Mr. Brown’s proposal also states that the new lottery poker game would have to comply with the Johnson Act, which generally prohibits the manufacture, possession, use, sale or transportation of any gambling device in the District of Columbia.
But lottery experts say that to ensure such compliance, the system would have to rely on an Internet Protocol (IP) address to confirm that players are playing in the District. And Mr. Henry warned that “the use of IP address-based information for geolocation allows for the manipulation” of that information.
“By changing the IP address information, someone can make it appear that their residence is in a different location,” he wrote.
A second hearing on the budget amendments passed by the council this week, including the lottery proposal, is scheduled for Dec. 21. By then, an additional issue also could surface, according to industry experts.

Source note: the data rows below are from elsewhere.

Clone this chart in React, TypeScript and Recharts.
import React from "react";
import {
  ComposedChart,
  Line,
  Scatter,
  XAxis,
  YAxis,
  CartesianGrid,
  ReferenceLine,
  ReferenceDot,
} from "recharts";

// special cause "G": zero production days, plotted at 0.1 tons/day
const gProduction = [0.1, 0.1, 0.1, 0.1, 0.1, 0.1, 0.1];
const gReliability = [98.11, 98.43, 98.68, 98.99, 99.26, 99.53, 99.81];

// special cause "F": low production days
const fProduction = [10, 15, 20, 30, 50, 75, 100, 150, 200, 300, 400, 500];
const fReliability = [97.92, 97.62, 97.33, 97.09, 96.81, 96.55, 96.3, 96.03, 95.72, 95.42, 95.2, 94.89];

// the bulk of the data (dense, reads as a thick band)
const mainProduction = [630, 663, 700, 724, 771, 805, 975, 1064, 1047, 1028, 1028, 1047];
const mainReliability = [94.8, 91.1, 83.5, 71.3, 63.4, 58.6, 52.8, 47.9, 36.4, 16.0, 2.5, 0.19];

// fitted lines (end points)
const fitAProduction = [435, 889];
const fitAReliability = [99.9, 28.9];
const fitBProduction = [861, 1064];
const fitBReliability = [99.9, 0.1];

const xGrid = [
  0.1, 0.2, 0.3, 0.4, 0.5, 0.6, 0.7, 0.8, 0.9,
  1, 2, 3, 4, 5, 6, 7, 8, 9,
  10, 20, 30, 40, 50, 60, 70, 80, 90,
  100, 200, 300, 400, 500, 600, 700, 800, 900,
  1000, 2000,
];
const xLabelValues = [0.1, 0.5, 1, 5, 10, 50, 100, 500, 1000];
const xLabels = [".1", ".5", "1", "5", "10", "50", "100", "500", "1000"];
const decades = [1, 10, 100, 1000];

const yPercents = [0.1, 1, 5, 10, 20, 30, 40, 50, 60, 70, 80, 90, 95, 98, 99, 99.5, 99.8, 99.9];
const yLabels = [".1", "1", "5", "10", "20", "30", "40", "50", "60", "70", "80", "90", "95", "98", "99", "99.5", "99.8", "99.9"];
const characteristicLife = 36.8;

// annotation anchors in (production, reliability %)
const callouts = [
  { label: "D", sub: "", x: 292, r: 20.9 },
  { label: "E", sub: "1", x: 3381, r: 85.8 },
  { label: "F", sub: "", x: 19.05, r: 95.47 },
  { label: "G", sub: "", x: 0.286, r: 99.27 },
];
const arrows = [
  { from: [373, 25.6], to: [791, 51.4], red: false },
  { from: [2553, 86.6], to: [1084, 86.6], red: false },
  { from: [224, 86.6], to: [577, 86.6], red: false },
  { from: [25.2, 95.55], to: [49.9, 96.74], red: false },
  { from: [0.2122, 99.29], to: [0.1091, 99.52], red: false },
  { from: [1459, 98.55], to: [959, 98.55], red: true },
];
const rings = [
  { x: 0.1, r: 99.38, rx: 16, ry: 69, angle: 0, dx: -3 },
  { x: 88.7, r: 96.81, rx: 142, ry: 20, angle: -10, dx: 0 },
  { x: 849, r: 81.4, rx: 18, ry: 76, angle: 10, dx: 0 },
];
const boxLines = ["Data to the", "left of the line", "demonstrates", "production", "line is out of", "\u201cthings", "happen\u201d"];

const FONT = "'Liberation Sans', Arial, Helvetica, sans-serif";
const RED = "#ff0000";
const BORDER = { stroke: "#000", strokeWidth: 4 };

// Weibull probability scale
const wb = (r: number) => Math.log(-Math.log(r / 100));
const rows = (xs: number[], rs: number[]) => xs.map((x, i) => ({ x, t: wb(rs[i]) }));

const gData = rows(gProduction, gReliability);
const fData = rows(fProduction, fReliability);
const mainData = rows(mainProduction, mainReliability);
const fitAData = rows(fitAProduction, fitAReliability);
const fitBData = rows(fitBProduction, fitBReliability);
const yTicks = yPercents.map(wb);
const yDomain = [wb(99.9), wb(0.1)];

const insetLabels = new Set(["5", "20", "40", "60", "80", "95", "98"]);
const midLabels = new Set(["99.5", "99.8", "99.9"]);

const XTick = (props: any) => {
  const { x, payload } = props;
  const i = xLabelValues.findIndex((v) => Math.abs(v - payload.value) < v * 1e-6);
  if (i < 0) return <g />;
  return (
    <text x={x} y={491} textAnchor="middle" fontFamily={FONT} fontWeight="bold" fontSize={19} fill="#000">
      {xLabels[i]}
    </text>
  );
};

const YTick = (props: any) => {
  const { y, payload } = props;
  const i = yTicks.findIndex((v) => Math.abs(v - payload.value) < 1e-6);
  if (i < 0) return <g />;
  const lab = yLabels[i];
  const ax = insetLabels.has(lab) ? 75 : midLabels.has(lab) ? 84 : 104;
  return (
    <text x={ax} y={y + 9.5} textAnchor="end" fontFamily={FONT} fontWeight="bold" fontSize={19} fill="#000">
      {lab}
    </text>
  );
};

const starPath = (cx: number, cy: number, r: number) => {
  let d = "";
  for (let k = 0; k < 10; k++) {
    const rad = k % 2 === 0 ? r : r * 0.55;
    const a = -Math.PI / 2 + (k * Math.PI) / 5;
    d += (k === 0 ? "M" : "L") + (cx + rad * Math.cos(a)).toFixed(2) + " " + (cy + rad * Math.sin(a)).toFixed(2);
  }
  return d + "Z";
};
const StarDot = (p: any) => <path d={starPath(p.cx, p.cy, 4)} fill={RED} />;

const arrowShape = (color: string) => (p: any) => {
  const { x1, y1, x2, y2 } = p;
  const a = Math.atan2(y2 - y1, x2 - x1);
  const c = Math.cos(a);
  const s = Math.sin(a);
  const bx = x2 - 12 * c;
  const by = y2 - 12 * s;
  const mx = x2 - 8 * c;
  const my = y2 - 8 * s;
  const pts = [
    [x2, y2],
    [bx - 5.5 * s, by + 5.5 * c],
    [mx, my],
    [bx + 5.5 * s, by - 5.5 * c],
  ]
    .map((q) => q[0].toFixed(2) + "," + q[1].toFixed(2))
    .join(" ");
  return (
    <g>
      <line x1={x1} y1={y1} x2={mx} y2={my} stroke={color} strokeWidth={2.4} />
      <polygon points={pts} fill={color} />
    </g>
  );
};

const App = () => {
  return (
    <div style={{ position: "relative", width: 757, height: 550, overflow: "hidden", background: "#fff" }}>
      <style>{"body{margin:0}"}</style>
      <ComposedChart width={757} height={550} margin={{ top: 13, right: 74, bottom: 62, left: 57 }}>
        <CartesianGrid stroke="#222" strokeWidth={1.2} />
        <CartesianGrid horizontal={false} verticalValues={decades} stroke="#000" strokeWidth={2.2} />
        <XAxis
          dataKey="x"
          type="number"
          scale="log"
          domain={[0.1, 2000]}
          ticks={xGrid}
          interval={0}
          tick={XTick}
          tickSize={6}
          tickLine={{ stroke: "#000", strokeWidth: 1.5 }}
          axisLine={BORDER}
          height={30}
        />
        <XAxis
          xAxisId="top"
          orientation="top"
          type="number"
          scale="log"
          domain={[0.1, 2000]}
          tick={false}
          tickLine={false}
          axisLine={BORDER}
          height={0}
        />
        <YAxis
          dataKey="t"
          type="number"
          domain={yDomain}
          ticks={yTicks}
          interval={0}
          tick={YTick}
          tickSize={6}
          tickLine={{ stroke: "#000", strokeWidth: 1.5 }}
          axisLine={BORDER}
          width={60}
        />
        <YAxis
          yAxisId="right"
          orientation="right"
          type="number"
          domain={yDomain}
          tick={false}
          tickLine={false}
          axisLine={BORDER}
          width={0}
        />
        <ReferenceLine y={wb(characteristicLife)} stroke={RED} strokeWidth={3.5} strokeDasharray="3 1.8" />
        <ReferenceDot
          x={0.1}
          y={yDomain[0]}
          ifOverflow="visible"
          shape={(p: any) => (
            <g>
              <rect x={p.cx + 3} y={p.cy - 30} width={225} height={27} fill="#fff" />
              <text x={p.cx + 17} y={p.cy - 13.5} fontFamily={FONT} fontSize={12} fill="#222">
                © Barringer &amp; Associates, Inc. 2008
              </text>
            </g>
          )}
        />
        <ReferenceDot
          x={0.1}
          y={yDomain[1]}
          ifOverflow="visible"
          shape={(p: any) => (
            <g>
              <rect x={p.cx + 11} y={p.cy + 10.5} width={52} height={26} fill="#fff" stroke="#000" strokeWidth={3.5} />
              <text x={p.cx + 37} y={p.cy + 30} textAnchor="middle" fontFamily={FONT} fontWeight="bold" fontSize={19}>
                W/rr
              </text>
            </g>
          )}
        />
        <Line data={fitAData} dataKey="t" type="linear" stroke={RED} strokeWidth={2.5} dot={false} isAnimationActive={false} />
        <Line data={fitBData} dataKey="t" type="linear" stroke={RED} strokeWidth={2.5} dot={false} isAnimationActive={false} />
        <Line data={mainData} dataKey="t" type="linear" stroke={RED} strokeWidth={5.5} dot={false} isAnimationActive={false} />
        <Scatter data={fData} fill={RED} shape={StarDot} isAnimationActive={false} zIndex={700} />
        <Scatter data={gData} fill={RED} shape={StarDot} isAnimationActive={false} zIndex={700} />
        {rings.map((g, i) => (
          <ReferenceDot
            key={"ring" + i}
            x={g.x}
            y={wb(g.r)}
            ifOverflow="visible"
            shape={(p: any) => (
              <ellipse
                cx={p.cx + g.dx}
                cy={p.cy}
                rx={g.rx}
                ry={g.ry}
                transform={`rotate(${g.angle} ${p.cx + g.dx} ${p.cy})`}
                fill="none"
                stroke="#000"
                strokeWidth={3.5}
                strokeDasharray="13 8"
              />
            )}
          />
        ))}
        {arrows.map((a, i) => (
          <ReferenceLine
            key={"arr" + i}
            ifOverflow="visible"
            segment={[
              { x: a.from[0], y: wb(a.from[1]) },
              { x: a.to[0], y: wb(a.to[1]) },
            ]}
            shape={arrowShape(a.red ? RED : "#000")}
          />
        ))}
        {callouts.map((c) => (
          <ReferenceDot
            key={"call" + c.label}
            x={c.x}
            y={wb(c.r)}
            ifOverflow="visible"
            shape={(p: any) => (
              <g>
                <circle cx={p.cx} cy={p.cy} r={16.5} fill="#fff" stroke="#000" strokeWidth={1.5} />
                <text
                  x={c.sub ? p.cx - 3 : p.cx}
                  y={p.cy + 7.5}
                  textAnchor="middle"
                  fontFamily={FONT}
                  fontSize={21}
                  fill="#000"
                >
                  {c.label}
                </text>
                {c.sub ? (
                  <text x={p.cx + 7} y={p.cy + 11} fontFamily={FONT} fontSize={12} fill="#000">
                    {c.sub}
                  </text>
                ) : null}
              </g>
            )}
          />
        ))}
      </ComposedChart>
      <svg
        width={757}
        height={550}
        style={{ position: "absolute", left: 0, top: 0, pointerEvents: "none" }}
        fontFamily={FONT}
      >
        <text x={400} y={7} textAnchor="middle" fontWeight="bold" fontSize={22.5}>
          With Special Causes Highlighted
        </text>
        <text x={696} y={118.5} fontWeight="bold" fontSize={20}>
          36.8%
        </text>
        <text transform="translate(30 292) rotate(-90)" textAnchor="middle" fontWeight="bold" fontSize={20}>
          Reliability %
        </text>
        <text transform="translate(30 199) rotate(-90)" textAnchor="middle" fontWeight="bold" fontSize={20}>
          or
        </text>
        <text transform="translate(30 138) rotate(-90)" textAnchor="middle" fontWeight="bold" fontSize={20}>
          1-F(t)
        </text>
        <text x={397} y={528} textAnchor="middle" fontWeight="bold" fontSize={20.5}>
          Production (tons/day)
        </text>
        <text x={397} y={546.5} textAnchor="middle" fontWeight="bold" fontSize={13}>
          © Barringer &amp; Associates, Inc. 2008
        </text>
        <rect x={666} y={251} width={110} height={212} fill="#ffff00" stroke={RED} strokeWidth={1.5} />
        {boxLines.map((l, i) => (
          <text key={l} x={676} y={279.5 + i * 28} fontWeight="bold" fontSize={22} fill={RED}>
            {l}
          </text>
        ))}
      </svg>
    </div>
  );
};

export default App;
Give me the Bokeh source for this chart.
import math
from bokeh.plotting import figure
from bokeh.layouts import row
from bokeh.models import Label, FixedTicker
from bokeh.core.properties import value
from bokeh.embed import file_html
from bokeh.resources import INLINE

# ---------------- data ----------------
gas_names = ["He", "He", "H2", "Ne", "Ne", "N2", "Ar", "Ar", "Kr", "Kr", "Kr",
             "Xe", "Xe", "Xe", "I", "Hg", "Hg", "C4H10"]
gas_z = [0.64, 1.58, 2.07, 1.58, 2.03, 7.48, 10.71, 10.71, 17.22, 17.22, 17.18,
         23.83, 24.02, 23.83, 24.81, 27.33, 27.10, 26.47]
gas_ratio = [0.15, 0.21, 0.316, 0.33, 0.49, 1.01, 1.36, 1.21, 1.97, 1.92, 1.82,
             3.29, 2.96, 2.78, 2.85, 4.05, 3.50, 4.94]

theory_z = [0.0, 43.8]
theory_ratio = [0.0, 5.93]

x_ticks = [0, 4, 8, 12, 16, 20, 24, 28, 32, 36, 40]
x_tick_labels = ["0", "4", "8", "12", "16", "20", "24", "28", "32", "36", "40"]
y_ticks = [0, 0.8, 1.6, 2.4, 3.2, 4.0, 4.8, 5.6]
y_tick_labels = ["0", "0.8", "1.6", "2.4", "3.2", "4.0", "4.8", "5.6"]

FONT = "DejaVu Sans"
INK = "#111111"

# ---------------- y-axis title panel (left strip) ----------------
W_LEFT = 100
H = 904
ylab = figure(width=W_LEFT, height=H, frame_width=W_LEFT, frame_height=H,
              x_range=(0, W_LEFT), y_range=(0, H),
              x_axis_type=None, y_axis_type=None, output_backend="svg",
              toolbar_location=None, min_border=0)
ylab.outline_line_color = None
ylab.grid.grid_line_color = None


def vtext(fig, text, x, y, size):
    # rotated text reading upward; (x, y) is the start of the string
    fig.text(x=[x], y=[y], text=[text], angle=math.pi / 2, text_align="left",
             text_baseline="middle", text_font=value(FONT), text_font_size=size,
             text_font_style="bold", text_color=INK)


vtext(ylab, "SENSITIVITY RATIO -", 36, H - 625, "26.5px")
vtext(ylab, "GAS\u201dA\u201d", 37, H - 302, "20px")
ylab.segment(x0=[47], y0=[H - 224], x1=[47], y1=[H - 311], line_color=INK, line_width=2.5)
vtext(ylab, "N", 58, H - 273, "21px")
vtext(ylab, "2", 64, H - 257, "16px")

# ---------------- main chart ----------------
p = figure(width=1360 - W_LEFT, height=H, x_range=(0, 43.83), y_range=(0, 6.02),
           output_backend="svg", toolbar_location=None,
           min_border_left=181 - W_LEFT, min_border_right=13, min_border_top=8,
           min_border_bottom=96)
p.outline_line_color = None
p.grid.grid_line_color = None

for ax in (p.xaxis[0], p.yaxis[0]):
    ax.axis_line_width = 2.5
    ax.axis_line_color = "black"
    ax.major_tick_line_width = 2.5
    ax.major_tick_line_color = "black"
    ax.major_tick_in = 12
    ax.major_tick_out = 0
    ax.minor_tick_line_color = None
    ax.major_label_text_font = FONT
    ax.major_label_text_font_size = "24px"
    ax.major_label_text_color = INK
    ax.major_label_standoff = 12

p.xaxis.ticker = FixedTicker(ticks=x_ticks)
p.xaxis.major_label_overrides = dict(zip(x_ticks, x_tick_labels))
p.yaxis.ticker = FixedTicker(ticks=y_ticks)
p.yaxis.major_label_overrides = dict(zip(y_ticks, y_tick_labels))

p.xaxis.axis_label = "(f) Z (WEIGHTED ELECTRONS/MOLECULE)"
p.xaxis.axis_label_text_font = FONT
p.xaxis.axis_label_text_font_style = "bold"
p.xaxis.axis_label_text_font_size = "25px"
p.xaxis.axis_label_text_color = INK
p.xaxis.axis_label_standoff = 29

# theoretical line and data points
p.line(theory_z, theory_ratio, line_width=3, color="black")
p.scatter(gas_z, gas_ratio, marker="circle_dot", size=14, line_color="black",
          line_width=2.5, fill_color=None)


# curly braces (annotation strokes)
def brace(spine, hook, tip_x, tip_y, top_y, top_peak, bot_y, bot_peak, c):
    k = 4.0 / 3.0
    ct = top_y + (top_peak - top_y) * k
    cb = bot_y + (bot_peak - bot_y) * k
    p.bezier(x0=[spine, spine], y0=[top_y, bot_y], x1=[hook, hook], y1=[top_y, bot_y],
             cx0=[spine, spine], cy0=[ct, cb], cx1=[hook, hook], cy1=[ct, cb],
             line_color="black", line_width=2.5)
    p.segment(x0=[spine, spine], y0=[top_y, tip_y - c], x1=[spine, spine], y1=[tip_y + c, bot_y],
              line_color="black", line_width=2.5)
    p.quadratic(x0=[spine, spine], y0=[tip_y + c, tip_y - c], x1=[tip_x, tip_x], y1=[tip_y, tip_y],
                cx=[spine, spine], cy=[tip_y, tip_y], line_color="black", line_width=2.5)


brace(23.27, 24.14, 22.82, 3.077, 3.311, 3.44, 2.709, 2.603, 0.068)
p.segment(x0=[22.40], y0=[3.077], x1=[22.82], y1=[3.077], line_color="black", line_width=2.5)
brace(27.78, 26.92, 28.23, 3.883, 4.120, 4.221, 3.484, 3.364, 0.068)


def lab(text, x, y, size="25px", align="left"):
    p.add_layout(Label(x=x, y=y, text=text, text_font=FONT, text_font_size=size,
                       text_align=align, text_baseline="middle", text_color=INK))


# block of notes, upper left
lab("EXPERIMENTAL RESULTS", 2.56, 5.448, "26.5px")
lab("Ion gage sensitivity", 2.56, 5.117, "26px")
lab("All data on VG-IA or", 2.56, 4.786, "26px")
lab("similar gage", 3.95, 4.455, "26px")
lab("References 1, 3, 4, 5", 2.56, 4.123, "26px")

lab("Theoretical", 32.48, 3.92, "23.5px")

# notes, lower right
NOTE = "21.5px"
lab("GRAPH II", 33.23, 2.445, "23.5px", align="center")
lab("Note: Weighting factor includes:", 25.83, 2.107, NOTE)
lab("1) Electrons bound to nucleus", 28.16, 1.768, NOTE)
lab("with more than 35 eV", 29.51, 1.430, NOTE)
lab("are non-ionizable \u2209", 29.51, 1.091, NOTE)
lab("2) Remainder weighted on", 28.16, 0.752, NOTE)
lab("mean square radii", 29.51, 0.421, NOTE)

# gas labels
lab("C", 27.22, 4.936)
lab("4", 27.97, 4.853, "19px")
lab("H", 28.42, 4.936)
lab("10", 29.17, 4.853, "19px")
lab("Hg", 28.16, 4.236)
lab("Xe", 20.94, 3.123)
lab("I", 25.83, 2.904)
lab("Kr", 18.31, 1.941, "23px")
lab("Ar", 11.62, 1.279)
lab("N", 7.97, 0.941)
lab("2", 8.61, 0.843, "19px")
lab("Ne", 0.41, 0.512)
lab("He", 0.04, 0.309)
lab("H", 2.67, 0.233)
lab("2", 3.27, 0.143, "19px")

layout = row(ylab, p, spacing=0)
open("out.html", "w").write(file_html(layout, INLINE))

A spokesman for Providence, R.I.-based GTech, which has been a part of a joint venture to run the D.C. Lottery for the past 27 years, said technology exists to confirm the location of online-poker players to ensure they are playing in the District, but it may involve a platform different from the one specified in the District’s request for proposal in the most recent lottery procurement.
Robert K. Vincent, senior vice president of corporate affairs for GTech, which lost in its bid for the D.C. Lottery last year to Greece gaming giant Intralot said, “This is a separate procurement from the one we bid on. It’s a different gaming platform.”
“It could very well be that the bidder deemed the best through the procurement is not really the best when you look at the new elements they are looking to put in place,” added Mr. Nickles.
Beyond the changing of the guard in D.C. government lies the city’s congressional overseers, some of whom are about to take majority control of the House.
“They may want to get more creative,” said Mr. Chaffetz, “but they also might want to seriously look at running the city more efficiently first.”